New York Times columnist Paul Krugman said that Moore “isn't just a hack, with terrible judgment. He's a hack who has repeatedly shown himself unable even to get basic facts right.”
"This is the first genuinely bad Trump pick for the Fed," wrote Justin Wolfers, an economics professor at the University of Michigan. "He hasn't gotten a thing right in twenty years, (check the record), and the Senate should not confirm him."
On Dec. 30 on Fox News, Moore claimed that the U.S. was experience “deflation” with dropping commodity prices, a statement that seems to have no connection to reality. When he mentions the falling price of soybeans, as he has done frequently, he neglects to say that the Trump trade war with China has led to lower sales and lower prices.
He told Paul Gigot of the Wall Street Journal, “And when you ask me one of the problems in 2019, I'm really worried about the deflationary effect of these interest rate hikes. I think the president is absolutely -- it's proper for him to say, why is the Fed doing this. Now whether he could fire the Fed chairman, I think that's probably been taken off the table. But I think the Fed really should be reversing some of these policy mistakes.”

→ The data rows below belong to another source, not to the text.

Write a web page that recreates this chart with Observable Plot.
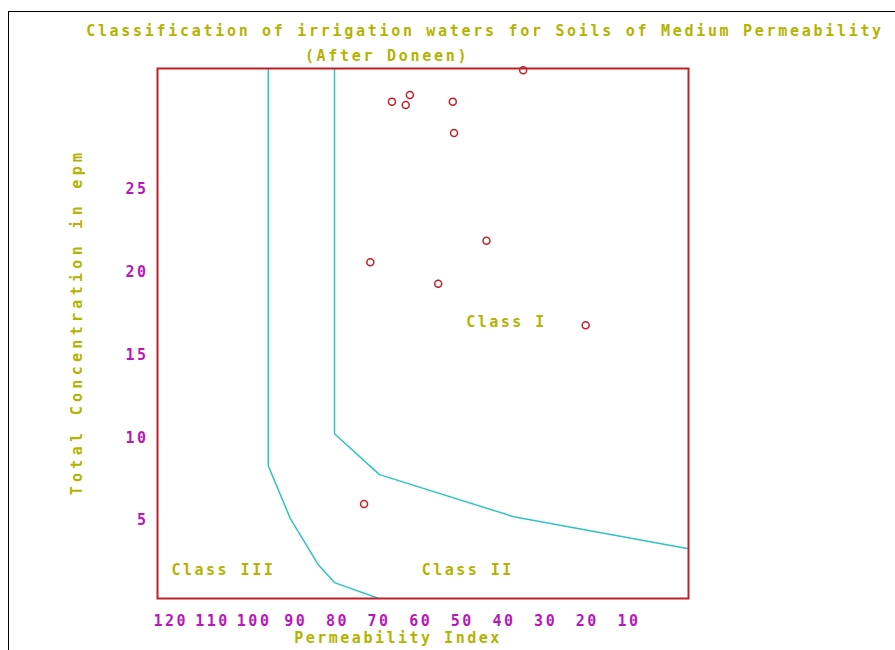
<!DOCTYPE html>
<html>
<head>
<meta charset="utf-8">
<script src="https://cdn.jsdelivr.net/npm/d3@7"></script>
<script src="https://cdn.jsdelivr.net/npm/@observablehq/plot@0.6"></script>
<style>
  html, body { margin: 0; padding: 0; background: #fff; }
  #wrap { position: relative; width: 895px; height: 650px; overflow: hidden; }
  .win { position: absolute; left: 8px; top: 11px; right: -5px; bottom: -5px; border-left: 1px solid #000; border-top: 1px solid #000; }
  .ttl { position: absolute; font-family: "DejaVu Sans Mono", monospace; font-weight: bold; font-size: 15px; letter-spacing: 2.7px; color: #b3b300; line-height: 20px; white-space: nowrap; transform: translateX(-50%); }
</style>
</head>
<body>
<div id="wrap">
  <div class="win"></div>
  <div id="chart"></div>
  <div class="ttl" style="left:485px; top:21px;">Classification of irrigation waters for Soils of Medium Permeability</div>
  <div class="ttl" style="left:387px; top:46px;">(After Doneen)</div>
</div>
<script>
// Sample points: permeability index (%) and total concentration (epm)
const sampleX = [35.4, 66.9, 62.6, 63.6, 52.3, 52.0, 44.2, 72.1, 55.8, 20.4, 73.6];
const sampleY = [32.2, 30.3, 30.7, 30.1, 30.3, 28.4, 21.9, 20.6, 19.3, 16.8, 6.0];

// Class I / Class II boundary
const b1X = [80.7, 80.7, 69.9, 37.7, -4.3];
const b1Y = [32.3, 10.25, 7.78, 5.24, 3.31];

// Class II / Class III boundary
const b2X = [96.6, 96.6, 91.3, 84.6, 80.7, 70.4];
const b2Y = [32.3, 8.32, 5.12, 2.34, 1.26, 0.33];

// Class labels
const classNames = ["Class I", "Class II", "Class III"];
const classX = [39.4, 48.7, 107.4];
const classY = [17.0, 1.98, 1.98];

const xTicks = [120, 110, 100, 90, 80, 70, 60, 50, 40, 30, 20, 10];
const yTicks = [5, 10, 15, 20, 25];

const points = sampleX.map((x, i) => ({x, y: sampleY[i]}));
const line1 = b1X.map((x, i) => ({x, y: b1Y[i]}));
const line2 = b2X.map((x, i) => ({x, y: b2Y[i]}));
const classes = classNames.map((t, i) => ({t, x: classX[i], y: classY[i]}));

const olive = "#b3b300";
const magenta = "#b818b8";
const red = "#c0202a";
const cyan = "#2fc3c3";
const yLabel = "Total Concentration in epm";

const chart = Plot.plot({
  width: 895,
  height: 650,
  marginLeft: 157,
  marginRight: 207,
  marginTop: 68,
  marginBottom: 52,
  style: {
    fontFamily: "DejaVu Sans Mono, monospace",
    fontWeight: "bold",
    fontSize: "15px",
    letterSpacing: "2.5px",
    background: "transparent",
    overflow: "visible"
  },
  x: {domain: [123.2, -4.3], label: null},
  y: {domain: [0.3, 32.3], label: null},
  marks: [
    Plot.line(line2, {x: "x", y: "y", stroke: cyan, strokeWidth: 1.5}),
    Plot.line(line1, {x: "x", y: "y", stroke: cyan, strokeWidth: 1.5}),
    Plot.dot(points, {x: "x", y: "y", r: 3.5, stroke: red, strokeWidth: 1.5, fill: "white"}),
    Plot.text(classes, {x: "x", y: "y", text: "t", fill: olive, fontSize: 15, fontWeight: "bold"}),
    Plot.frame({stroke: red, strokeWidth: 2}),
    Plot.axisX(xTicks, {tickSize: 0, tickPadding: 17, fill: magenta, fontSize: 15, label: null}),
    Plot.axisY(yTicks, {tickSize: 0, tickPadding: 9, fill: magenta, fontSize: 15, label: null}),
    Plot.text(["Permeability Index"], {frameAnchor: "bottom", dx: -25, dy: 44, fill: olive, fontSize: 15, fontWeight: "bold"}),
    Plot.text([yLabel], {frameAnchor: "left", textAnchor: "middle", rotate: -90, dx: -80, dy: -11.5, fill: olive, fontSize: 15, fontWeight: "bold"})
  ]
});
d3.select(chart).selectAll("text").filter(function() { return this.textContent === yLabel; })
  .style("letter-spacing", "4.3px");
document.getElementById("chart").appendChild(chart);
</script>
</body>
</html>
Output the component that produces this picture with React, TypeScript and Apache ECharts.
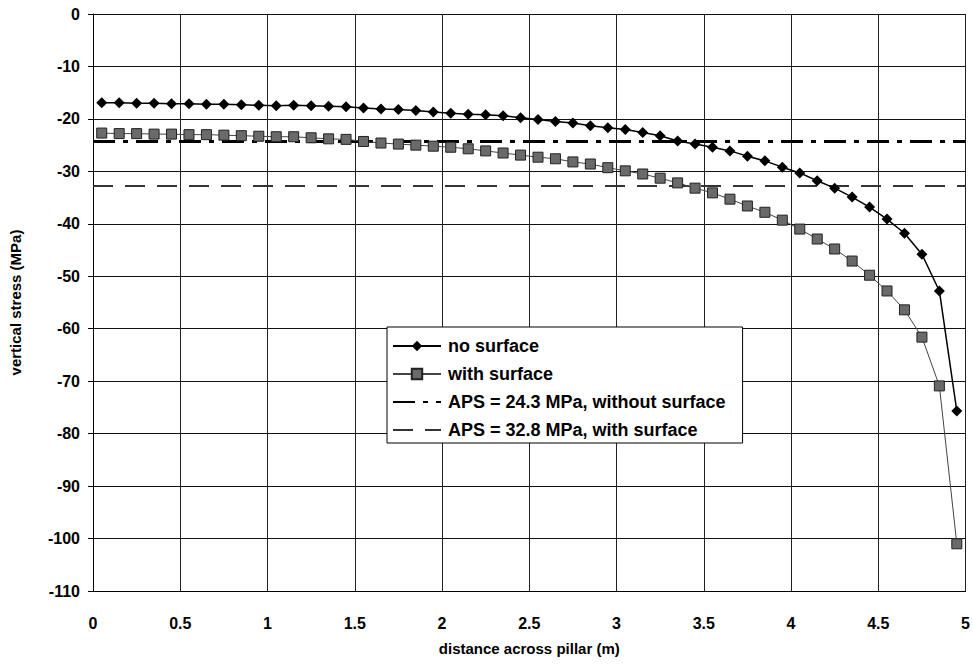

“All right. But some of it is slowing global demand,” Gigot said.
“Oh, I don't know about that,” Moore said.
“But there's no question that the global economy is slowing,” Gigot replied.
In that same exchange, Gigot also challenged Moore about this attacks on the Federal Reserve, “I don't think they are trying to wreck the economy, Steve.”
Cullen Roche, the founder of Orcam Financial Group, said that Moore is not an economist and doesn’t understand how Federal Reserve policy works.
‘His predictions about the economy are, to be kind, a revolving door of wrongness in a way that makes you wonder how this revolving door is still in operation,” Roche wrote.